▸ Challenge
Could the lines from the start of the data through the line with "(join1) at (115,178)" be set down exactly, with no pictures among them?

·····

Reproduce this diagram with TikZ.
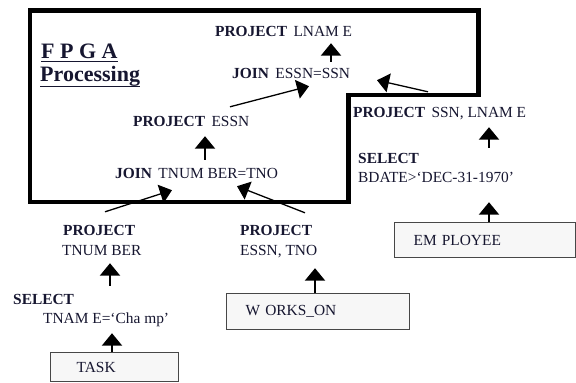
\documentclass[tikz,border=0pt]{standalone}
\usepackage{fontspec}
\setmainfont{Liberation Serif}
\usetikzlibrary{arrows.meta,calc}
\definecolor{ink}{RGB}{22,22,48}
\newcommand{\opgap}{\hspace{6.5pt}}
\begin{document}
\begin{tikzpicture}[x=1pt,y=-1pt,
  lbl/.style={anchor=base west,inner sep=0pt,text=ink,
    font=\fontsize{15.4}{18}\selectfont,text height=10pt,text depth=3pt},
  title/.style={anchor=base west,inner sep=0pt,text=ink,
    font=\fontsize{22}{26}\selectfont\bfseries},
  relbox/.style={draw=black!72,line width=1.3pt,fill=black!3,anchor=north west,
    text=ink,font=\fontsize{15.4}{18}\selectfont,align=left,inner ysep=0pt},
  uparrow/.style={line width=2.2pt,draw=black,
    -{Triangle[width=20pt,length=12.5pt]}},
  slantarrow/.style={line width=1.3pt,draw=black,
    -{Triangle[width=19pt,length=12pt]}},
  fpgaframe/.style={line width=4.6pt,line join=miter,draw=black}]
\useasboundingbox (0,0) rectangle (576,383);

% FPGA region outline
\draw[fpgaframe] (30,10.5) -- (478.5,10.5) -- (478.5,95) -- (348.5,95)
  -- (348.5,202) -- (30,202) -- cycle;

% heading
\node[title] (fpga) at (41,58) {F P G A};
\node[title] (proc) at (40,81) {Processing};
\draw[line width=1.7pt,ink] ($(fpga.base west)+(0,3.5)$) -- ($(fpga.base east)+(0,3.5)$);
\draw[line width=1.7pt,ink] ($(proc.base west)+(0,5.5)$) -- ($(proc.base east)+(0,5.5)$);

% operators inside the FPGA region
\node[lbl] (proj1) at (215,36) {\textbf{PROJECT}\opgap LNAM E};
\node[lbl] (join2) at (232,78) {\textbf{JOIN}\opgap ESSN=SSN};
\node[lbl] (projE) at (133,126) {\textbf{PROJECT}\opgap ESSN};
\node[lbl] (join1) at (115,178) {\textbf{JOIN}\opgap TNUM BER=TNO};

% operators outside
\node[lbl] (projSL) at (353,117) {\textbf{PROJECT}\opgap SSN, LNAM E};
\node[lbl] (sel2) at (358,163) {\textbf{SELECT}};
\node[lbl] (bd) at (358,182) {BDATE>‘DEC-31-1970’};
\node[lbl] (projA) at (63,235) {\textbf{PROJECT}};
\node[lbl] (tnum) at (62,255) {TNUM BER};
\node[lbl] (projB) at (240,235) {\textbf{PROJECT}};
\node[lbl] (essntno) at (240,255) {ESSN, TNO};
\node[lbl] (sel1) at (13,304) {\textbf{SELECT}};
\node[lbl] (tname) at (43,323) {TNAM E=‘Cha mp’};

% relations
\node[relbox,inner xsep=26pt,text width=76pt,minimum height=29pt] (task) at (50,352) {TASK};
\node[relbox,inner xsep=19pt,text width=145pt,minimum height=36pt] (works) at (226,293) {W ORKS\_ON};
\node[relbox,inner xsep=19pt,text width=143pt,minimum height=35pt] (emp) at (394,222) {EM PLOYEE};

% data flow
\draw[uparrow] ($(join2.north west)+(99,-6)$) -- ($(proj1.south west)+(116,4)$);
\draw[slantarrow] ($(projE.north west)+(97,-9)$) -- ($(join2.south west)+(77,5)$);
\draw[slantarrow] ($(projSL.north west)+(75,-15)$) -- ($(join2.south west)+(145,-1)$);
\draw[uparrow] ($(join1.north west)+(90,-8)$) -- ($(projE.south west)+(72,7)$);
\draw[slantarrow] ($(projA.north west)+(42,-13)$) -- ($(join1.south west)+(57,9)$);
\draw[slantarrow] ($(projB.north west)+(65,-12)$) -- ($(join1.south west)+(122,5)$);
\draw[uparrow] ($(sel1.north west)+(97,-8)$) -- ($(tnum.south west)+(48,5)$);
\draw[uparrow] ($(task.north west)+(62,0)$) -- ($(tname.south west)+(69,7)$);
\draw[uparrow] ($(works.north west)+(89,0)$) -- ($(essntno.south west)+(75,10)$);
\draw[uparrow] ($(sel2.north west)+(131,-5)$) -- ($(projSL.south west)+(136,7)$);
\draw[uparrow] ($(emp.north west)+(95,0)$) -- ($(bd.south west)+(131,17)$);
\end{tikzpicture}
\end{document}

·····

▸ The output
Reproduce this diagram with TikZ.
\documentclass[tikz,border=0pt]{standalone}
\usepackage{fontspec}
\setmainfont{Liberation Serif}
\usetikzlibrary{arrows.meta,calc}
\definecolor{ink}{RGB}{22,22,48}
\newcommand{\opgap}{\hspace{6.5pt}}
\begin{document}
\begin{tikzpicture}[x=1pt,y=-1pt,
  lbl/.style={anchor=base west,inner sep=0pt,text=ink,
    font=\fontsize{15.4}{18}\selectfont,text height=10pt,text depth=3pt},
  title/.style={anchor=base west,inner sep=0pt,text=ink,
    font=\fontsize{22}{26}\selectfont\bfseries},
  relbox/.style={draw=black!72,line width=1.3pt,fill=black!3,anchor=north west,
    text=ink,font=\fontsize{15.4}{18}\selectfont,align=left,inner ysep=0pt},
  uparrow/.style={line width=2.2pt,draw=black,
    -{Triangle[width=20pt,length=12.5pt]}},
  slantarrow/.style={line width=1.3pt,draw=black,
    -{Triangle[width=19pt,length=12pt]}},
  fpgaframe/.style={line width=4.6pt,line join=miter,draw=black}]
\useasboundingbox (0,0) rectangle (576,383);

% FPGA region outline
\draw[fpgaframe] (30,10.5) -- (478.5,10.5) -- (478.5,95) -- (348.5,95)
  -- (348.5,202) -- (30,202) -- cycle;

% heading
\node[title] (fpga) at (41,58) {F P G A};
\node[title] (proc) at (40,81) {Processing};
\draw[line width=1.7pt,ink] ($(fpga.base west)+(0,3.5)$) -- ($(fpga.base east)+(0,3.5)$);
\draw[line width=1.7pt,ink] ($(proc.base west)+(0,5.5)$) -- ($(proc.base east)+(0,5.5)$);

% operators inside the FPGA region
\node[lbl] (proj1) at (215,36) {\textbf{PROJECT}\opgap LNAM E};
\node[lbl] (join2) at (232,78) {\textbf{JOIN}\opgap ESSN=SSN};
\node[lbl] (projE) at (133,126) {\textbf{PROJECT}\opgap ESSN};
\node[lbl] (join1) at (115,178) {\textbf{JOIN}\opgap TNUM BER=TNO};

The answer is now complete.